Opposition graded higher than government for performance at Parliament debate
Academics on Friday gave higher marks to the opposition for their performance at the just-completed general debate of the House of Representatives, during which Prime Minister Prayut Chan-o-cha was the main target of attacks.
Asst Prof Chettha Subyen, secretary-general of the Social Science Association of Thailand, gave a score of 7 out of 10 to the opposition and 5 to the government.
He said that Cabinet members targeted in the debate had failed to give clear answers to the allegations against them, while the opposition MPs taking the floor were focused more on wooing votes.

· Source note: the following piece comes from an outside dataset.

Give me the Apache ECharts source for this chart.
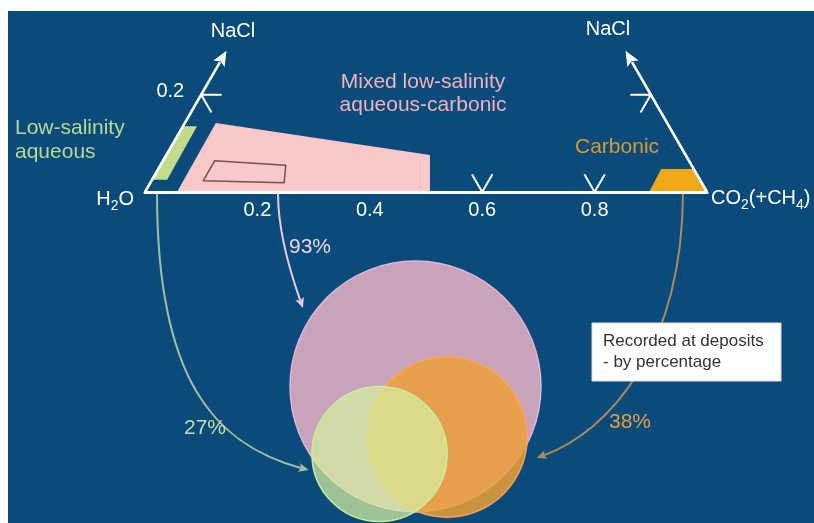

The same scores – 7 for the opposition and 5 for the government – also came from political analyst Assoc Prof Sukhum Nuansukul, who is a former rector of Ramkhamhaeng University.
He, however, said that opposition MPs had focused on the government’s “old wounds” and not levelled any new allegations, while the government had a lot of weaknesses that were vulnerable to attack from the opposition.
“General Prayut failed to offer clear and concrete answers to the opposition allegations,” Sukhum said. He gave a score of 8 to the overall two days of debate.
Sukhum said that opposition MPs appeared to be focusing too much on trying to woo voter support by repeating old allegations to attack the government. He said he was convinced that voters had made their choice and the opposition approach was unlikely to change their minds.
Chettha, who is also assistant to the president of Navamindradhiraj University, made specific observations about the performance of MPs from two major opposition parties – Pheu Thai and Move Forward.
He said that while Move Forward went all-out to attack PM Prayut, Deputy Premier Prawit Wongsuwan, and Interior Minister Anupong Paochinda, Pheu Thai appeared to spare Prawit. “We could see hints of who is going to connect with whom” in forming the next government after the election, the academic said.
It has been rumoured that Pheu Thai has reached a secret deal with the ruling Palang Pracharath Party, which is led by Prawit, to form a post-election coalition.
Chettha also said that during the two-day debate, PM Prayut appeared to be alone in fending off opposition allegations, without the usual intervention from Palang Pracharath MPs.
Prayut, who was the ruling party’s sole prime ministerial candidate in the previous election in March 2019, joined a new party called Ruam Thai Sang Chart (United Thai Nation) in January and is expected to be its sole PM candidate at the next polls.